For Shame! Socially Unacceptable Brand Mentions on Social Media Motivate Consumer Disengagement
Daniel Villanova & Ted Matherly
Journal of Marketing, forthcoming 

Abstract:

Brands invest tremendous resources into building engagement with their customers on social media. But considerably less focus is placed on addressing disengagement, when users actively choose to distance themselves from the brand, through reduced posting or even unfollowing. We find that the same self-brand connections that lead individuals to defensively protect the brand can also lead them to experience shame vicariously when others mention the brand in socially unacceptable ways. Experiencing vicarious shame motivates them to distance themselves from the brand, driving disengagement.

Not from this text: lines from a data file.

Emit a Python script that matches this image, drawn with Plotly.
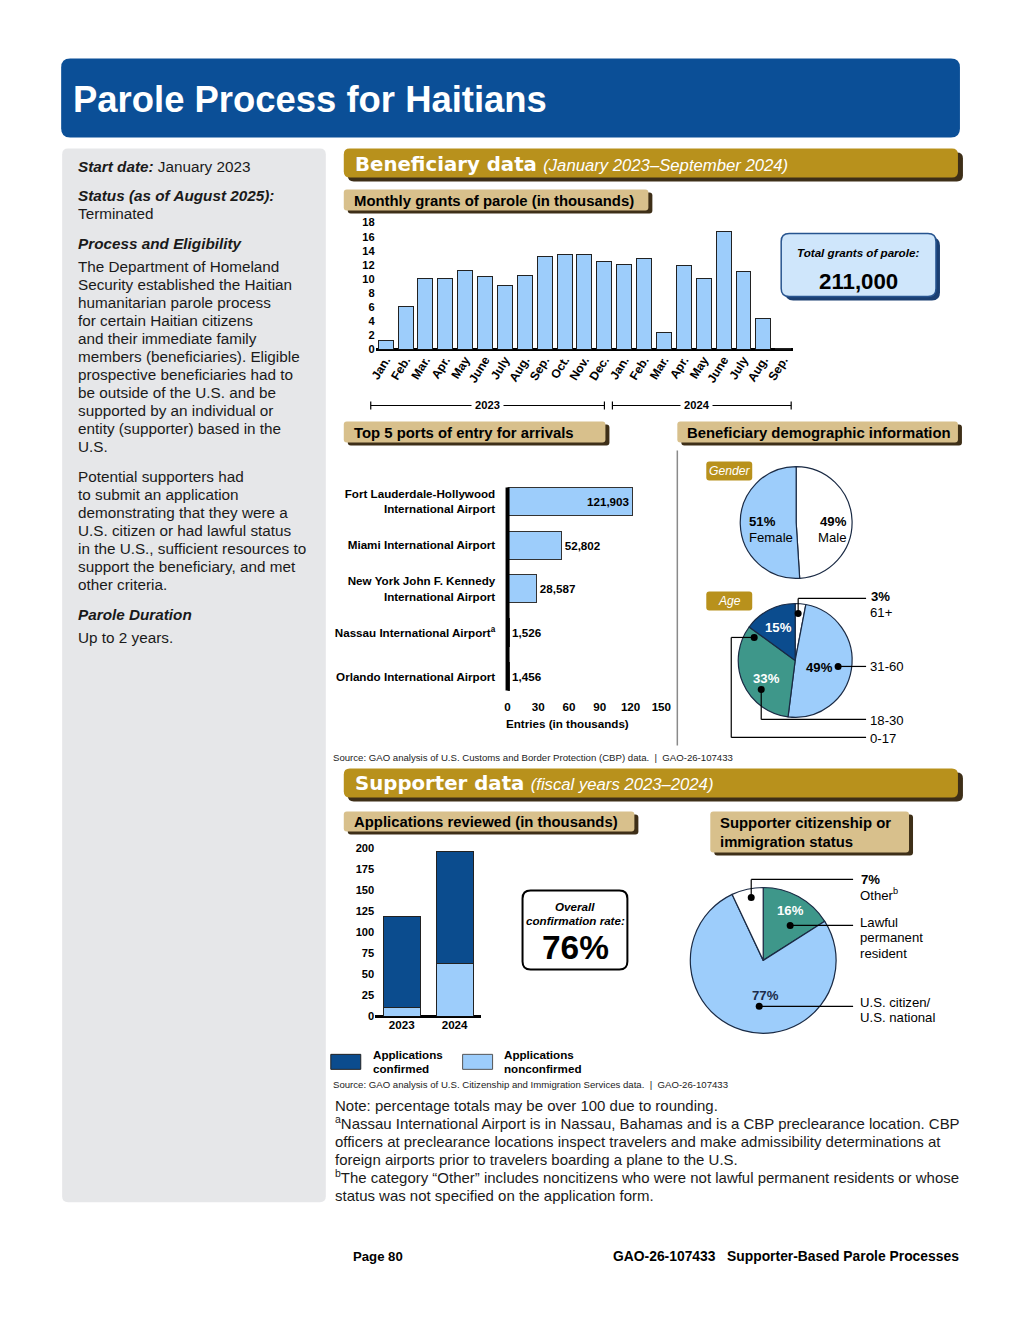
import plotly.graph_objects as go

# ---------------- data ----------------
months = ['Jan.', 'Feb.', 'Mar.', 'Apr.', 'May', 'June', 'July', 'Aug.', 'Sep.', 'Oct.', 'Nov.', 'Dec.',
          'Jan.', 'Feb.', 'Mar.', 'Apr.', 'May', 'June', 'July', 'Aug.', 'Sep.']
monthly_grants = [1.3, 6.1, 10.0, 10.0, 11.2, 10.4, 9.1, 10.5, 13.2, 13.5, 13.5, 12.5,
                  12.1, 12.9, 2.4, 11.9, 10.0, 16.7, 11.1, 4.4, 0.2]
monthly_ticks = [0, 2, 4, 6, 8, 10, 12, 14, 16, 18]

ports = ['Fort Lauderdale-Hollywood<br>International Airport', 'Miami International Airport',
         'New York John F. Kennedy<br>International Airport', 'Nassau International Airport<sup>a</sup>',
         'Orlando International Airport']
port_entries = [121.903, 52.802, 28.587, 1.526, 1.456]   # thousands
port_ticks = [0, 30, 60, 90, 120, 150]

gender_labels = ['Male', 'Female']
gender_values = [49, 51]
age_labels = ['61+', '31-60', '18-30', '0-17']
age_values = [3, 49, 33, 15]

app_years = ['2023', '2024']
app_confirmed = [109, 133]
app_nonconfirmed = [10, 63]
app_ticks = [0, 25, 50, 75, 100, 125, 150, 175, 200]

sup_labels = ['Lawful permanent resident', 'U.S. citizen/U.S. national', 'Other']
sup_values = [16, 77, 7]

# ---------------- styling ----------------
OFF = 8
W, H = 1020 - 2 * OFF, 1320 - 2 * OFF
# calibration of the page -> screenshot mapping
AX, BX = 5.9, 0.9844
AY, BY = 5.5, 0.991
FS = 1 / 0.9875

ARIAL = 'Liberation Sans, Arial, sans-serif'
HEAVY = 'DejaVu Sans, Liberation Sans, sans-serif'
LB = '#9DCDFB'
TEAL = '#3E978A'
DB = '#0B4C8E'
GOLD = '#B8911C'
TAN = '#D8C08C'
SHADOW = '#3E2F18'
BLUE = '#0B4F97'


def X(p):
    q = (p - AX) / BX
    return (q - OFF) / W


def Y(p):
    q = (p - AY) / BY
    return 1 - (q - OFF) / H


def f(v):
    return f'{v:.5f}'


def rrect_path(x0, y0, x1, y1, r):
    P = lambda x, y: f'{f(X(x))},{f(Y(y))}'
    return (f'M{P(x0 + r, y0)} L{P(x1 - r, y0)} Q{P(x1, y0)} {P(x1, y0 + r)} '
            f'L{P(x1, y1 - r)} Q{P(x1, y1)} {P(x1 - r, y1)} L{P(x0 + r, y1)} '
            f'Q{P(x0, y1)} {P(x0, y1 - r)} L{P(x0, y0 + r)} Q{P(x0, y0)} {P(x0 + r, y0)} Z')


shapes = []
ann = []


def box(x0, y0, x1, y1, r, fill, line=None, lw=0, layer='below'):
    shapes.append(dict(type='path', path=rrect_path(x0, y0, x1, y1, r), xref='paper', yref='paper',
                       fillcolor=fill, line=dict(color=line or fill, width=lw), layer=layer))


def line(pts, color='black', width=1.2, layer='above'):
    for (xa, ya), (xb, yb) in zip(pts[:-1], pts[1:]):
        shapes.append(dict(type='line', x0=X(xa), y0=Y(ya), x1=X(xb), y1=Y(yb), xref='paper',
                           yref='paper', line=dict(color=color, width=width), layer=layer))


def dot(x, y, r=3.5):
    shapes.append(dict(type='circle', x0=X(x - r), y0=Y(y + r), x1=X(x + r), y1=Y(y - r), xref='paper',
                       yref='paper', fillcolor='black', line=dict(color='black', width=0), layer='above'))


def T(x, y, s, size=11, color='black', xa='left', ya='middle', family=ARIAL, bg=None):
    d = dict(x=X(x), y=Y(y), xref='paper', yref='paper', text=s, showarrow=False, xanchor=xa,
             yanchor=ya, font=dict(size=size * FS, color=color, family=family), align=xa, borderpad=0)
    if bg:
        d['bgcolor'] = bg
    ann.append(d)


def section(y0, y1, title, sub):
    box(347, y0 + 4, 963, y1 + 4, 6, SHADOW)
    box(343, y0, 958, y1, 6, GOLD)
    T(353, (y0 + y1) / 2 + 1,
      f'<b>{title}</b> <i><span style="font-family:Liberation Sans; font-size:{16.5 * FS:.1f}px">{sub}</span></i>',
      size=19.5, color='white', family=HEAVY)


def subhead(x0, y0, x1, y1, lines):
    box(x0 + 4, y0 + 3, x1 + 4, y1 + 3, 3, SHADOW)
    box(x0, y0, x1, y1, 3, TAN)
    T(x0 + 9, (y0 + y1) / 2 + 1, '<br>'.join(f'<b>{l}</b>' for l in lines), size=14.7)


# ---------------- page furniture ----------------
box(60, 58, 960, 137, 9, BLUE)
T(71, 99, '<b>Parole Process for Haitians</b>', size=36, color='white')

box(61, 148, 325, 1202, 6, '#E6E7E9')
left_lines = [
    (166, '<b><i>Start date:</i></b> January 2023'),
    (195, '<b><i>Status (as of August 2025):</i></b>'),
    (213, 'Terminated'),
    (243, '<b><i>Process and Eligibility</i></b>'),
    (266, 'The Department of Homeland'),
    (284, 'Security established the Haitian'),
    (302, 'humanitarian parole process'),
    (320, 'for certain Haitian citizens'),
    (338, 'and their immediate family'),
    (356, 'members (beneficiaries). Eligible'),
    (374, 'prospective beneficiaries had to'),
    (392, 'be outside of the U.S. and be'),
    (410, 'supported by an individual or'),
    (428, 'entity (supporter) based in the'),
    (446, 'U.S.'),
    (476, 'Potential supporters had'),
    (494, 'to submit an application'),
    (512, 'demonstrating that they were a'),
    (530, 'U.S. citizen or had lawful status'),
    (548, 'in the U.S., sufficient resources to'),
    (566, 'support the beneficiary, and met'),
    (584, 'other criteria.'),
    (614, '<b><i>Parole Duration</i></b>'),
    (637, 'Up to 2 years.'),
]
for yy, s in left_lines:
    T(76, yy, s, size=15.1, color='#1a1a1a')

section(148, 177, 'Beneficiary data', '(January 2023–September 2024)')
section(768, 797, 'Supporter data', '(fiscal years 2023–2024)')

subhead(343, 189, 648, 210, ['Monthly grants of parole (in thousands)'])
subhead(343, 421, 605, 442, ['Top 5 ports of entry for arrivals'])
subhead(677, 421, 958, 442, ['Beneficiary demographic information'])
subhead(343, 811, 634, 831, ['Applications reviewed (in thousands)'])
subhead(710, 811, 909, 852, ['Supporter citizenship or', 'immigration status'])

# total grants box
box(785, 237, 940, 300, 8, '#1B3F72')
box(781, 233, 936, 296, 8, '#CFE6FB', line='#27548F', lw=1.5)
T(858, 252, '<b><i>Total grants of parole:</i></b>', size=11.5, xa='center')
T(858, 281, '<b>211,000</b>', size=22, xa='center')

# year brackets
line([(370, 405), (604, 405)], width=1.2)
line([(370, 401), (370, 409)], width=1.2)
line([(604, 401), (604, 409)], width=1.2)
line([(612, 405), (791, 405)], width=1.2)
line([(612, 401), (612, 409)], width=1.2)
line([(791, 401), (791, 409)], width=1.2)
T(487, 405, '<b> 2023 </b>', size=11, xa='center', bg='white')
T(696, 405, '<b> 2024 </b>', size=11, xa='center', bg='white')

# ports axis line + title
line([(507, 487), (507, 690)], width=4)
T(567, 723, '<b>Entries (in thousands)</b>', size=11.5, xa='center')

# divider
line([(677, 450), (677, 745)], color='#8a8a8a', width=1.5, layer='below')

# demographic tags
box(706, 461, 752, 480, 3, GOLD)
T(729, 471, '<i>Gender</i>', size=12, color='white', xa='center')
box(706, 591, 752, 610, 3, GOLD)
T(729, 601, '<i>Age</i>', size=12, color='white', xa='center')

# gender labels
T(762, 521, '<b>51%</b>', size=13, xa='center')
T(771, 537, 'Female', size=13, xa='center')
T(833, 521, '<b>49%</b>', size=13, xa='center')
T(832, 537, 'Male', size=13, xa='center')

# age labels / leaders
T(778, 627, '<b>15%</b>', size=13, color='white', xa='center')
T(819, 667, '<b>49%</b>', size=13, xa='center')
T(766, 678, '<b>33%</b>', size=13, color='white', xa='center')
line([(798, 613), (798, 598), (866, 598)])
dot(798, 613)
T(870, 596, '<b>3%</b>', size=13)
T(869, 612, '61+', size=13)
line([(838, 666), (866, 666)])
dot(838, 666)
T(869, 666, '31-60', size=13)
line([(761, 689), (761, 719), (866, 719)])
dot(761, 689)
T(869, 720, '18-30', size=13)
line([(754, 637), (731, 637), (731, 737), (866, 737)])
dot(754, 637)
T(869, 738, '0-17', size=13)

# sources
T(331, 757, 'Source: GAO analysis of U.S. Customs and Border Protection (CBP) data.  |  GAO-26-107433',
  size=9.5, color='#222')
T(331, 1084, 'Source: GAO analysis of U.S. Citizenship and Immigration Services data.  |  GAO-26-107433',
  size=9.5, color='#222')

# confirmation box
box(522, 890, 627, 969, 8, 'white', line='black', lw=2)
T(575, 906, '<b><i>Overall</i></b>', size=11.5, xa='center')
T(575, 920, '<b><i>confirmation rate:</i></b>', size=11.5, xa='center')
T(575, 947, '<b>76%</b>', size=33, xa='center')

# apps legend
box(330, 1054, 360, 1069, 0, DB, line='#222', lw=1)
T(371, 1054, '<b>Applications</b>', size=11.5)
T(371, 1068, '<b>confirmed</b>', size=11.5)
box(462, 1054, 492, 1069, 0, LB, line='#555', lw=1)
T(502, 1054, '<b>Applications</b>', size=11.5)
T(502, 1068, '<b>nonconfirmed</b>', size=11.5)

# supporter pie labels
T(790, 910, '<b>16%</b>', size=13, color='white', xa='center')
T(765, 995, '<b>77%</b>', size=13, color='#1b2b4a', xa='center')
line([(751, 897), (751, 879), (853, 879)])
dot(751, 897)
T(860, 879, '<b>7%</b>', size=13)
T(859, 894, 'Other<sup>b</sup>', size=13)
line([(790, 925), (853, 925)])
dot(790, 925)
T(859, 922, 'Lawful', size=13)
T(859, 937, 'permanent', size=13)
T(859, 953, 'resident', size=13)
line([(759, 1006), (853, 1006)])
dot(759, 1006)
T(859, 1002, 'U.S. citizen/', size=13)
T(859, 1017, 'U.S. national', size=13)

# notes
notes = [
    (1105, 'Note: percentage totals may be over 100 due to rounding.'),
    (1123, '<sup>a</sup>Nassau International Airport is in Nassau, Bahamas and is a CBP preclearance location. CBP'),
    (1141, 'officers at preclearance locations inspect travelers and make admissibility determinations at'),
    (1159, 'foreign airports prior to travelers boarding a plane to the U.S.'),
    (1177, '<sup>b</sup>The category “Other” includes noncitizens who were not lawful permanent residents or whose'),
    (1195, 'status was not specified on the application form.'),
]
for yy, s in notes:
    T(333, yy, s, size=14.8, color='#1a1a1a')

T(351, 1256, '<b>Page 80</b>', size=13)
T(960, 1256, '<b>GAO-26-107433   Supporter-Based Parole Processes</b>', size=13.7, xa='right')

# ---------------- traces ----------------
fig = go.Figure()
BLACK_OUTLINE = dict(color='#222', width=1)

fig.add_trace(go.Bar(x=list(range(len(months))), y=monthly_grants, width=0.75,
                     marker=dict(color=LB, line=BLACK_OUTLINE), xaxis='x', yaxis='y',
                     hoverinfo='skip', showlegend=False))

port_text = [f'{round(v * 1000):,}' for v in port_entries]
fig.add_trace(go.Bar(y=list(range(len(ports))), x=port_entries, orientation='h', width=0.64,
                     marker=dict(color=LB, line=dict(color='#333', width=1)),
                     text=port_text, textposition=['inside'] + ['outside'] * 4,
                     insidetextanchor='end', cliponaxis=False,
                     textfont=dict(size=11.5 * FS, color='black', family=ARIAL, weight='bold'),
                     xaxis='x2', yaxis='y2', hoverinfo='skip', showlegend=False))

fig.add_trace(go.Bar(x=[0, 1], y=app_nonconfirmed, width=0.7, marker=dict(color=LB, line=BLACK_OUTLINE),
                     xaxis='x3', yaxis='y3', hoverinfo='skip', showlegend=False))
fig.add_trace(go.Bar(x=[0, 1], y=app_confirmed, width=0.7, marker=dict(color=DB, line=BLACK_OUTLINE),
                     xaxis='x3', yaxis='y3', hoverinfo='skip', showlegend=False))

pie_common = dict(sort=False, direction='clockwise', rotation=0, textinfo='none', hoverinfo='skip',
                  showlegend=False)
fig.add_trace(go.Pie(labels=gender_labels, values=gender_values,
                     marker=dict(colors=['white', LB], line=dict(color='#1a2a44', width=1.2)),
                     domain=dict(x=[X(740), X(852)], y=[Y(578), Y(466)]), **pie_common))
fig.add_trace(go.Pie(labels=age_labels, values=age_values,
                     marker=dict(colors=['white', LB, TEAL, DB], line=dict(color='#1a2a44', width=1.2)),
                     domain=dict(x=[X(738), X(852)], y=[Y(717), Y(603)]), **pie_common))
fig.add_trace(go.Pie(labels=sup_labels, values=sup_values,
                     marker=dict(colors=[TEAL, LB, 'white'], line=dict(color='#1a2a44', width=1.2)),
                     domain=dict(x=[X(690), X(836)], y=[Y(1033), Y(887)]), **pie_common))

BOLD11 = dict(size=11 * FS, color='black', family=ARIAL, weight='bold')
BOLD115 = dict(size=11.5 * FS, color='black', family=ARIAL, weight='bold')
BOLD12 = dict(size=12 * FS, color='black', family=ARIAL, weight='bold')

fig.update_layout(
    width=W, height=H, margin=dict(l=0, r=0, t=0, b=0),
    paper_bgcolor='white', plot_bgcolor='rgba(0,0,0,0)', barmode='stack', showlegend=False,
    shapes=shapes, annotations=ann,
    xaxis=dict(domain=[X(375), X(793)], anchor='y', range=[-0.5, 20.5], tickmode='array',
               tickvals=list(range(len(months))), ticktext=months, tickangle=-58, tickfont=BOLD12,
               showgrid=False, zeroline=False, showline=False, ticks=''),
    yaxis=dict(domain=[Y(349), Y(222)], anchor='x', range=[0, 18], tickvals=monthly_ticks,
               tickfont=BOLD11, showgrid=False, zeroline=True, zerolinecolor='black', zerolinewidth=3,
               showline=False, ticks=''),
    xaxis2=dict(domain=[X(507), X(661)], anchor='y2', range=[0, 150], tickvals=port_ticks,
                tickfont=BOLD115, showgrid=False, zeroline=False, showline=False, ticks=''),
    yaxis2=dict(domain=[Y(698), Y(479)], anchor='x2', range=[4.5, -0.5], tickmode='array',
                tickvals=list(range(len(ports))), ticktext=ports, tickfont=BOLD115, showgrid=False,
                zeroline=False, showline=False, ticks='outside', ticklen=9, tickcolor='rgba(0,0,0,0)'),
    xaxis3=dict(domain=[X(374.5), X(480.5)], anchor='y3', range=[-0.5, 1.5], tickmode='array',
                tickvals=[0, 1], ticktext=app_years, tickfont=BOLD115, showgrid=False, zeroline=False,
                showline=False, ticks=''),
    yaxis3=dict(domain=[Y(1016), Y(848)], anchor='x3', range=[0, 200], tickvals=app_ticks,
                tickfont=BOLD11, showgrid=False, zeroline=True, zerolinecolor='black', zerolinewidth=3,
                showline=False, ticks=''),
)

fig.write_html('out.html')
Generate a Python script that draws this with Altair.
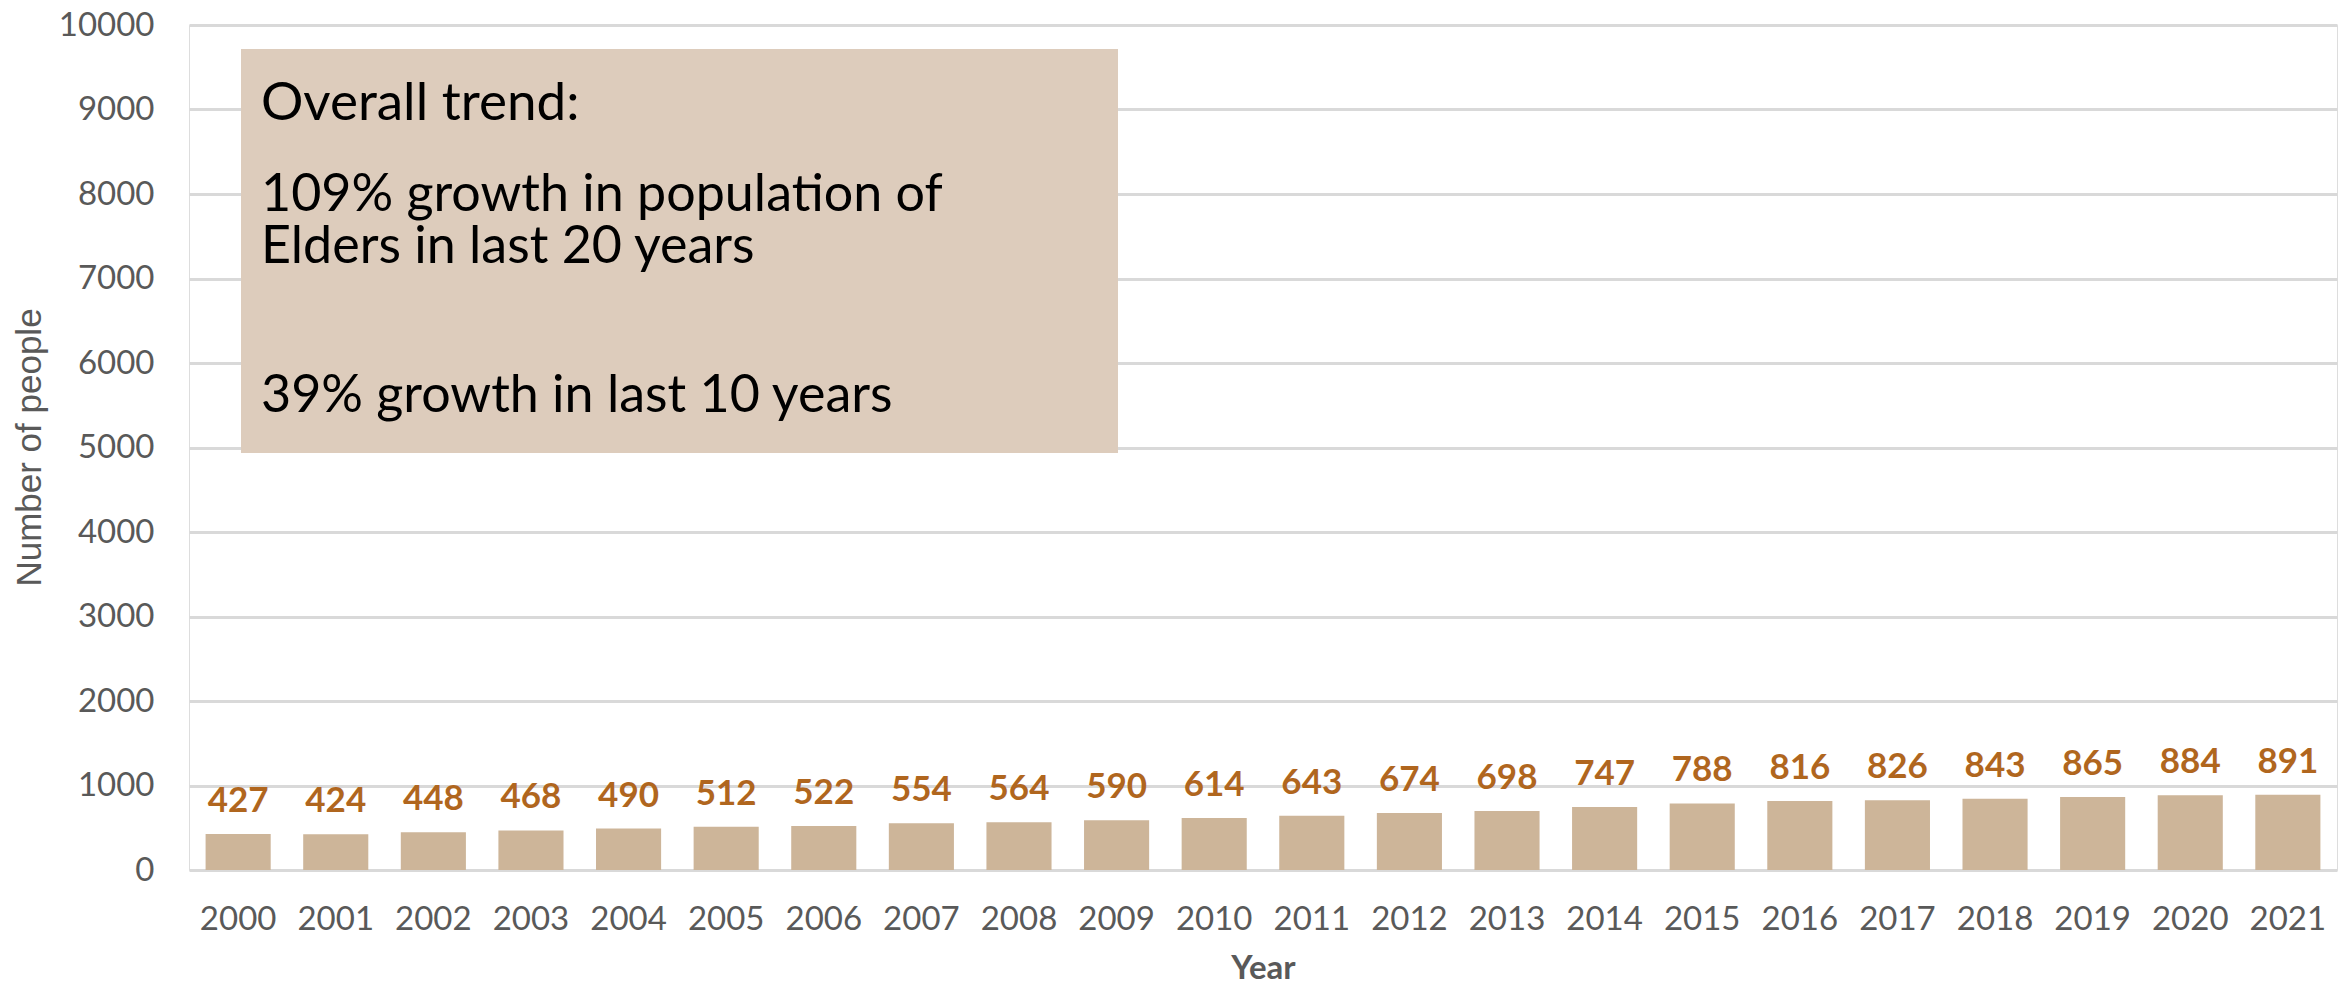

In three mixed-method studies, we show that a socially unacceptable behavior - using profanity while mentioning the brand - leads highly connected consumers to experience vicarious shame, prompting disengagement motivations, and ultimately leading to real-world unfollowing behaviors on social media. We also show that proactive moderation behaviors by the brand can attenuate these responses. These results provide insight into the process by which self-brand connection interacts with socially unacceptable brand mentions and suggest a limitation to the insulating effects of strong self-brand connections.